Now facebook is trying to build a new app.

spiderfarmer•about 2 hours ago
The problem with crappy forums is that young people don't know how they work.

And forums with only old people die. Because people just tend to die.

That's why I made my 20+ year old niche agricultural forum a hybrid: a social media like feed plus a traditional forum. It fits the huge amount of image posts better as well. Of course I ran into some user revolt redesigning it this way, but users mostly like it.

https://www.tractorfan.app

protocolture•about 2 hours ago
They are called Reddit or Discord these days.

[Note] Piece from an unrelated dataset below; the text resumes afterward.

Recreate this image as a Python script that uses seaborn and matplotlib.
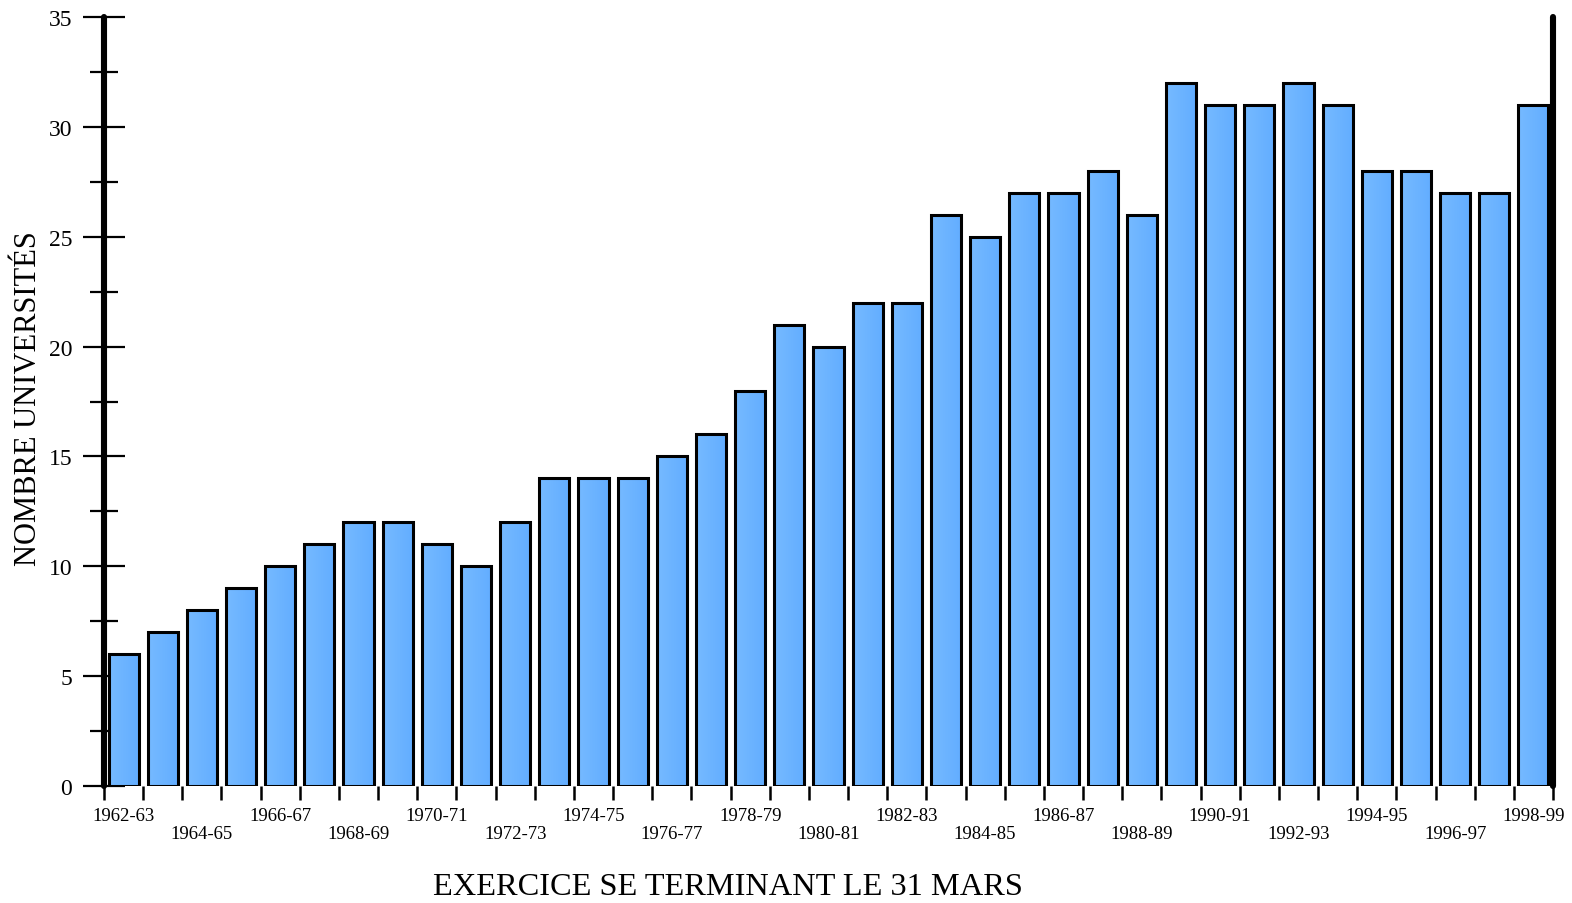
import matplotlib
matplotlib.use("Agg")
import matplotlib.pyplot as plt
import seaborn as sns
import pandas as pd
import numpy as np
from matplotlib.ticker import FixedLocator, MultipleLocator
from matplotlib.colors import LinearSegmentedColormap

years = [f"{y}-{str(y + 1)[-2:]}" for y in range(1962, 1999)]
values = [6, 7, 8, 9, 10, 11, 12, 12, 11, 10, 12, 14, 14, 14, 15, 16, 18, 21, 20,
          22, 22, 26, 25, 27, 27, 28, 26, 32, 31, 31, 32, 31, 28, 28, 27, 27, 31]
y_label = "NOMBRE UNIVERSITÉS"
x_label = "EXERCICE SE TERMINANT LE 31 MARS"

df = pd.DataFrame({"exercice": years, "n": values})

sns.set_theme(style="white")
plt.rcParams["font.family"] = ["Liberation Serif", "DejaVu Serif"]

fig = plt.figure(figsize=(15.72, 9.04), dpi=100)
ax = fig.add_axes([104 / 1572, 1 - 787 / 904, (1553 - 104) / 1572, (787 - 18) / 904])

sns.barplot(data=df, x="exercice", y="n", color="#68b2ff", saturation=1,
            width=0.77, edgecolor="black", linewidth=2.2, ax=ax)

ax.set_xlim(-0.5, len(years) - 0.5)
ax.set_ylim(0, 35)

# subtle horizontal gradient inside each bar
grad_cmap = LinearSegmentedColormap.from_list("g", ["#76baff", "#62adff"])
grad = np.linspace(0, 1, 64).reshape(1, -1)
for p in list(ax.patches):
    x0, w, h = p.get_x(), p.get_width(), p.get_height()
    im = ax.imshow(grad, cmap=grad_cmap, extent=[x0, x0 + w, 0, h], aspect="auto",
                   origin="lower", zorder=p.get_zorder() - 0.01, interpolation="bilinear")
    im.set_clip_path(p)
    p.set_facecolor("none")
ax.set_xlim(-0.5, len(years) - 0.5)
ax.set_ylim(0, 35)
ax.set_aspect("auto")

# spines
for s in ["top", "bottom"]:
    ax.spines[s].set_visible(False)
for s in ["left", "right"]:
    ax.spines[s].set_visible(True)
    ax.spines[s].set_linewidth(4.4)
    ax.spines[s].set_color("black")
    ax.spines[s].set_capstyle("round")

# y ticks
ax.yaxis.set_major_locator(MultipleLocator(5))
ax.yaxis.set_minor_locator(MultipleLocator(2.5))
ax.tick_params(axis="y", which="major", direction="inout", length=30, width=1.6,
               color="black", labelsize=17, pad=8, left=True, right=False)
ax.tick_params(axis="y", which="minor", direction="inout", length=20, width=1.6,
               color="black", left=True, right=False)

# x ticks: labels every other bar in alternating rows, boundary ticks
pos = list(range(0, len(years), 2))
ax.xaxis.set_major_locator(FixedLocator(pos))
ax.set_xticklabels([years[i] for i in pos])
ax.xaxis.set_minor_locator(FixedLocator(np.arange(-0.5, len(years), 1.0)))
ax.tick_params(axis="x", which="major", length=0, labelsize=13.5, pad=15)
ax.tick_params(axis="x", which="minor", direction="out", length=10, width=1.8,
               color="black", bottom=True)
for k, t in enumerate(ax.xaxis.get_major_ticks()):
    if k % 2 == 1:
        t.set_pad(28)

ax.set_xlabel("")
ax.set_ylabel(y_label, fontsize=22, color="black")
ax.yaxis.set_label_coords(-0.042, 0.505)
for lab in ax.get_xticklabels() + ax.get_yticklabels():
    lab.set_color("black")

fig.text(728 / 1572, 1 - 888 / 904, x_label, fontsize=23.3, ha="center", va="center",
         color="black")

fig.savefig("out.png", dpi=100)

And many (many many) crappy forums were hosted on crappy free sub domain hosting, so theres little difference moving to a subreddit or discord.

I remember sending a request for a database export to jconserv and getting nothing, just before the website started to fall apart. Later finding out that the owner just walked off or died or something.

zerobees•about 3 hours ago
I think the nostalgia here is misplaced. No one took the forums from us. They're still around. They're just not fun to use unless you're already invested in the community and its lore. And truth to be told, I don't want to become a part of the furnace enthusiasts community, set up an account, read ten pages of rules, and then get chastised by a moderator for posting in the wrong sub-forum just because I have a furnace maintenance question.

I think there are greater tragedies playing out on the internet than people preferring Reddit to phpBB.